Key macro indicators released this morning with unemployment data due for release this morning at (NZST) 10:45am whereby we expect figures to come in at 0.5% for Q1. The New Zealand Unemployment rate is also expected to come in a tick lower at 4.4% and will be an intriguing day for local investors as we expect the 70 US cent mark to be tested and opens this morning at 0.7007.

The Great British Pound saw a drop below 1.3600 overnight trading as low as 1.3589 against its US counterpart, as the manufacturing sector activity fell to its lowest in 17-months this April, with the PMI printing 53.9 against the previous 54.9, downwardly revised from 55.1.

Mortgage approvals also fell in the month of March to 62.914K, its lowest in three months. The GBP/USD pair is currently trading at 1.3612 retaining its bearish stance. We now expect support to hold on moves approaching 1.3580 while any upward push will likely meet resistance around 1.3645. Looking ahead today, the UK will see the release of Construction PMI, expected at 50.5 from the previous 47.0.

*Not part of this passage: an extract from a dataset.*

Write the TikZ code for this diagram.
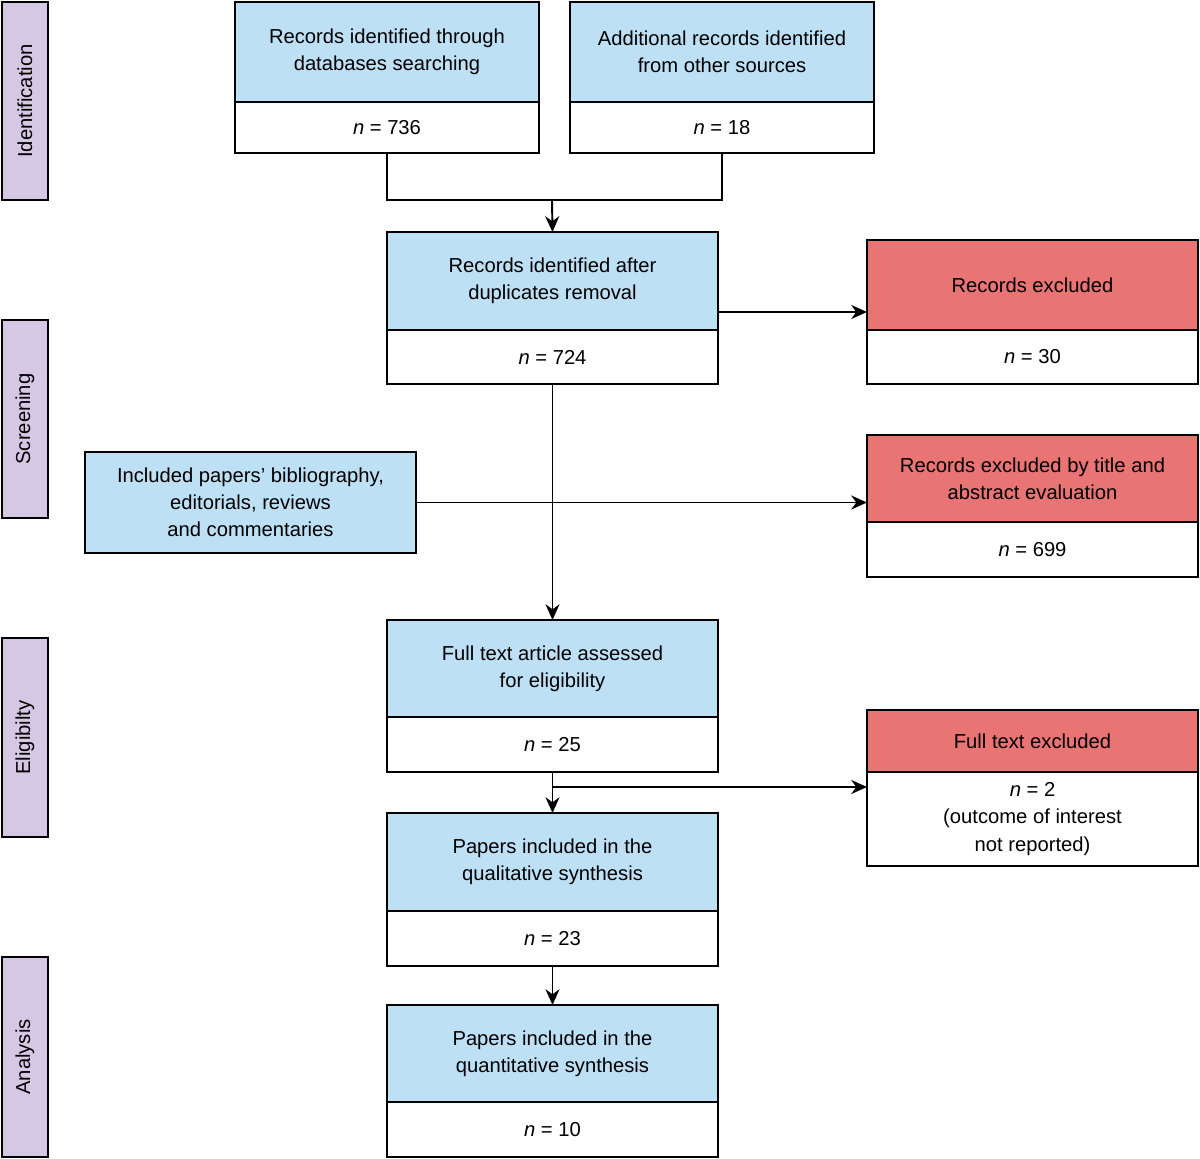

Another positive session for the USD last night, with the DXY Index, which indicates the general value of the USD versus world major currencies, breaking above its 200-day moving average of 92 and closing more than 0.60% up.

The USD is now up for the year, in line with the increase seen in US yields across the curve and ahead of tonight’s FOMC meeting where even though a hike is not expected, the market will be paying special attention to changes in the statement that could signal further acknowledgment by the FED about the progress toward their inflation objective.

In terms of economic data, ISM manufacturing came slightly lower than expected by the market, but prices paid rose to new cycle highs (highest since 2011). We will get mortgage and employment data tonight, before the FOMC rate decision.

The EURUSD closed below its 200-day moving average and important support level of 1.20, as USD strength continued against almost all other currencies. The currency is now flat on the year and the next few months could be challenging as it seems the European Central Bank, is in no hurry to discuss the end of their Quantitative Easing program, which doesn’t bode well for the Euro’s near-term view.

Additionally, latest CFTC data shows asset managers are widely long EUR, which raises the risk of bigger moves if weakness continues. In that sense, Volatility has also been picking up, in line with slip below 1.20 and the pair now sitting at a new multi-month low.

The CAD has been one of the few currencies that held relatively well versus the USD, probably due to a stronger than expected GDP report and comments from Bank of Canada Governor Poloz who said the current policy rate is “well below” the neutral rate. The CAD was losing more than 0.60%, with the USDCAD trading as high as 1.2914, its highest level in almost a month, but managed to recover afterwards at the end of the US session, to close almost flat. It’s also important to note that this recovery came despite some oil weakness.